• _YOUR TASK_: Can you set down, exactly as they appear below, the lines from the opening of the material through the one bearing "var yTickLabels = [.005, .01, .015, .02, .025, .03, .035, .04];", minus the pictures?

### PROVIDED MATERIAL ###

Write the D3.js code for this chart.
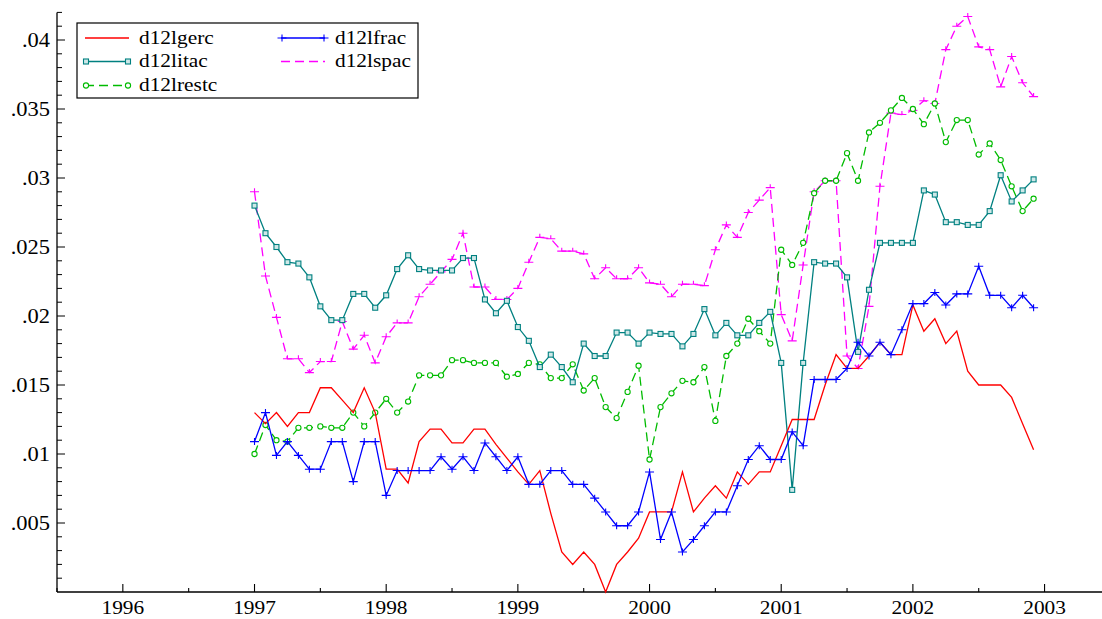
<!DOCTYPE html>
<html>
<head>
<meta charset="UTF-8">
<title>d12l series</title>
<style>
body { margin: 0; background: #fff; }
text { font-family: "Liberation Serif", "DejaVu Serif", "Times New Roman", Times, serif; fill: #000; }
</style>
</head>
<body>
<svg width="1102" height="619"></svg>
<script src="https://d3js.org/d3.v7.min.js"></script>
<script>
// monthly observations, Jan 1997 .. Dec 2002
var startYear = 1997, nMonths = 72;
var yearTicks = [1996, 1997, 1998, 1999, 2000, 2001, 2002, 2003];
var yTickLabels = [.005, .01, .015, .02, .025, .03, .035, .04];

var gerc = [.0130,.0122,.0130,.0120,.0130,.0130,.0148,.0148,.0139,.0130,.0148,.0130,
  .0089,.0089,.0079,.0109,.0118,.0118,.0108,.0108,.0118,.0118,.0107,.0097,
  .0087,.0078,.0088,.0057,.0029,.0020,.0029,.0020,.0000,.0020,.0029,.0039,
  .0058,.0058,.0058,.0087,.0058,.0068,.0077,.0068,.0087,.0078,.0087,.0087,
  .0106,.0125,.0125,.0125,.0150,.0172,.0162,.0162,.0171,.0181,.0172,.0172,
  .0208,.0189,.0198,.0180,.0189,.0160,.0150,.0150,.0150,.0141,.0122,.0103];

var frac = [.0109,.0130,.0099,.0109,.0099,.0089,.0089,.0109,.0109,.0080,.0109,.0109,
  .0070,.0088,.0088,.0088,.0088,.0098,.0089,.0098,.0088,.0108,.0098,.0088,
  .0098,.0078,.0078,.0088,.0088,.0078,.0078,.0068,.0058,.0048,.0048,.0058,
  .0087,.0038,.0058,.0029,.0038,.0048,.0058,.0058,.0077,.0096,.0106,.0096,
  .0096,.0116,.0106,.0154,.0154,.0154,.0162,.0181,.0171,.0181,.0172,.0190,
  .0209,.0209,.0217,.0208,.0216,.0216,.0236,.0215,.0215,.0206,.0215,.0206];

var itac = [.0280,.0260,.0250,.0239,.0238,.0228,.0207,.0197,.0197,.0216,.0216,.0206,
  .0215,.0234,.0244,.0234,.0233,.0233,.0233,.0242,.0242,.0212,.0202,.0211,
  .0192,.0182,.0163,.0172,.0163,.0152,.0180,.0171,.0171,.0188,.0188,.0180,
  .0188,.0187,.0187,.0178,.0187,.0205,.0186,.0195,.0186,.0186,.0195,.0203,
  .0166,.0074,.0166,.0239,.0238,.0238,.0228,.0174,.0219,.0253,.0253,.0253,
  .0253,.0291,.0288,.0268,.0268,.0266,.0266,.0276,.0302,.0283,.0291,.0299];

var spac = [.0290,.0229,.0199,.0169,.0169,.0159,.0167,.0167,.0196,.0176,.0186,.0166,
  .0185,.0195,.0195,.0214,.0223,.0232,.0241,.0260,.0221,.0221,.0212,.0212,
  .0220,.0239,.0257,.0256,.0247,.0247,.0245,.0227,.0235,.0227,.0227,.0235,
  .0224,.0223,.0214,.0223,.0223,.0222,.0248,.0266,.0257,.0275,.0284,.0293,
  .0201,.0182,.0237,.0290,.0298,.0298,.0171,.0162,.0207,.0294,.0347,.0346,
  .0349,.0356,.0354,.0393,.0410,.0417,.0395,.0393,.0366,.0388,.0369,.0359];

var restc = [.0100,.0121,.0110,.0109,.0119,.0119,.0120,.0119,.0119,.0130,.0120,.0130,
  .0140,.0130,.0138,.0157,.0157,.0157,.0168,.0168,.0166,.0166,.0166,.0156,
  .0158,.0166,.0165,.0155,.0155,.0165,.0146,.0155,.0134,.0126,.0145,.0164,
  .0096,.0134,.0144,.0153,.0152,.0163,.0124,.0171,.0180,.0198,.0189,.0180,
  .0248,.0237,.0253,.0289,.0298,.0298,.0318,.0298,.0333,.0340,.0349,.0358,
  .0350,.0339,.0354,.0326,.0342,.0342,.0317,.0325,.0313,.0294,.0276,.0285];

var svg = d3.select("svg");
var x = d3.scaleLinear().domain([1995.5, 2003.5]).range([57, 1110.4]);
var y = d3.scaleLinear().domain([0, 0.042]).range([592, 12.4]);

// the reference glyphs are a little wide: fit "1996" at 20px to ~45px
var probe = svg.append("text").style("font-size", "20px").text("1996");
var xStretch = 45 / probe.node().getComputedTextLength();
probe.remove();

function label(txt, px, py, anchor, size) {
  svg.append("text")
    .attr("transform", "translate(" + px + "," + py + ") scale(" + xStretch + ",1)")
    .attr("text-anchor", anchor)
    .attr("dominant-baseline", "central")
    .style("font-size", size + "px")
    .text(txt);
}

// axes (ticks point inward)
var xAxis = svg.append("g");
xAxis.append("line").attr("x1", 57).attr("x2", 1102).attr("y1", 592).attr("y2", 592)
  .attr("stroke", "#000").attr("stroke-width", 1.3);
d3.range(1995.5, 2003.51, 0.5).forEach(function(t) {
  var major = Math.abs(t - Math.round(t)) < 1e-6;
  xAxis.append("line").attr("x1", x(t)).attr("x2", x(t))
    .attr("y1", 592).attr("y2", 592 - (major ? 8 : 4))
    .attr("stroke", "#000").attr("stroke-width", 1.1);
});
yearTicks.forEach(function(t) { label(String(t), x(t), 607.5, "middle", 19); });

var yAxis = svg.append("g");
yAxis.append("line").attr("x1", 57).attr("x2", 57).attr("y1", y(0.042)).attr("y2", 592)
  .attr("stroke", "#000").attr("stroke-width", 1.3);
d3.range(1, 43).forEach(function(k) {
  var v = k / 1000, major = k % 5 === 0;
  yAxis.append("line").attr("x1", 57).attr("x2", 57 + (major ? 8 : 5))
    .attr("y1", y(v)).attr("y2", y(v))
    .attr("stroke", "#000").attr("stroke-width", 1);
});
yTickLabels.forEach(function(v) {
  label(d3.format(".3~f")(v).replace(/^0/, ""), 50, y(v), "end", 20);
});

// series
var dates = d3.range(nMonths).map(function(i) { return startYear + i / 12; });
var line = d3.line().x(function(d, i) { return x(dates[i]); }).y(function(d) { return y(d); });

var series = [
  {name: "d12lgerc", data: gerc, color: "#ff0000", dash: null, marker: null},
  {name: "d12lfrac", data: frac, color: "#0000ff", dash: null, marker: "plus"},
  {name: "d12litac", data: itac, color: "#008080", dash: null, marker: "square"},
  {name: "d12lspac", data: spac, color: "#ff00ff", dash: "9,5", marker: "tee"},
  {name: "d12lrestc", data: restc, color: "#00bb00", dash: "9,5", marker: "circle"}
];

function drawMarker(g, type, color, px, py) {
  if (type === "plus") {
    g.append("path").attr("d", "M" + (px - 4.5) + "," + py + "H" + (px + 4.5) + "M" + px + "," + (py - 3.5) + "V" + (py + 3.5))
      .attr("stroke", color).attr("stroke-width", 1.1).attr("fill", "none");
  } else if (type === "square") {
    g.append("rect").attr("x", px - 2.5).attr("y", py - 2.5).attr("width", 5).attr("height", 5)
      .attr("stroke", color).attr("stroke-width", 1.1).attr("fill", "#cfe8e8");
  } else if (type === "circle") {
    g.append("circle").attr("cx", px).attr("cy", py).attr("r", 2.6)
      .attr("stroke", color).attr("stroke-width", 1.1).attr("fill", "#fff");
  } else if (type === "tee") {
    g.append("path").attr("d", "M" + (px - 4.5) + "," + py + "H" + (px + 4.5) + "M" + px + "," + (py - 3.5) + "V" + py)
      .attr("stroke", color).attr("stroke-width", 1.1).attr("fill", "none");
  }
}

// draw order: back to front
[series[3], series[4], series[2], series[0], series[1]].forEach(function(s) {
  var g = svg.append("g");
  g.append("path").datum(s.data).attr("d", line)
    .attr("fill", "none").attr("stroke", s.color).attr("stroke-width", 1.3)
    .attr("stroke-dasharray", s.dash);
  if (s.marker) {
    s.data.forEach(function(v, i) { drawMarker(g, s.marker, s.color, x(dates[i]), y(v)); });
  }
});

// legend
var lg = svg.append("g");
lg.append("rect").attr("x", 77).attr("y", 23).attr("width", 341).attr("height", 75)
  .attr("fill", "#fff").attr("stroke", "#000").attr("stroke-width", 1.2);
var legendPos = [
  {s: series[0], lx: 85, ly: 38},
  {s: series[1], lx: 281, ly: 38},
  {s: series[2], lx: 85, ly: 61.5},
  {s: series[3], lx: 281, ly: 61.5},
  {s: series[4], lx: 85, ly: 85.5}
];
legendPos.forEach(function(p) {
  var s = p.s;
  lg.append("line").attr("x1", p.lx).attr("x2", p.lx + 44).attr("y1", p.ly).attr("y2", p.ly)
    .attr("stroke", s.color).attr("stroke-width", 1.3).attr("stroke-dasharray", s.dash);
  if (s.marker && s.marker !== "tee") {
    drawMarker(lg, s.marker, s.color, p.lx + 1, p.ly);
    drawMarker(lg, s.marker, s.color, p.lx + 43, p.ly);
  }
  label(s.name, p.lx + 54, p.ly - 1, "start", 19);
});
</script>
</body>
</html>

###

• _ANSWER TO THE EXERCISE_:
Write the D3.js code for this chart.
<!DOCTYPE html>
<html>
<head>
<meta charset="UTF-8">
<title>d12l series</title>
<style>
body { margin: 0; background: #fff; }
text { font-family: "Liberation Serif", "DejaVu Serif", "Times New Roman", Times, serif; fill: #000; }
</style>
</head>
<body>
<svg width="1102" height="619"></svg>
<script src="https://d3js.org/d3.v7.min.js"></script>
<script>
// monthly observations, Jan 1997 .. Dec 2002
var startYear = 1997, nMonths = 72;
var yearTicks = [1996, 1997, 1998, 1999, 2000, 2001, 2002, 2003];
var yTickLabels = [.005, .01, .015, .02, .025, .03, .035, .04];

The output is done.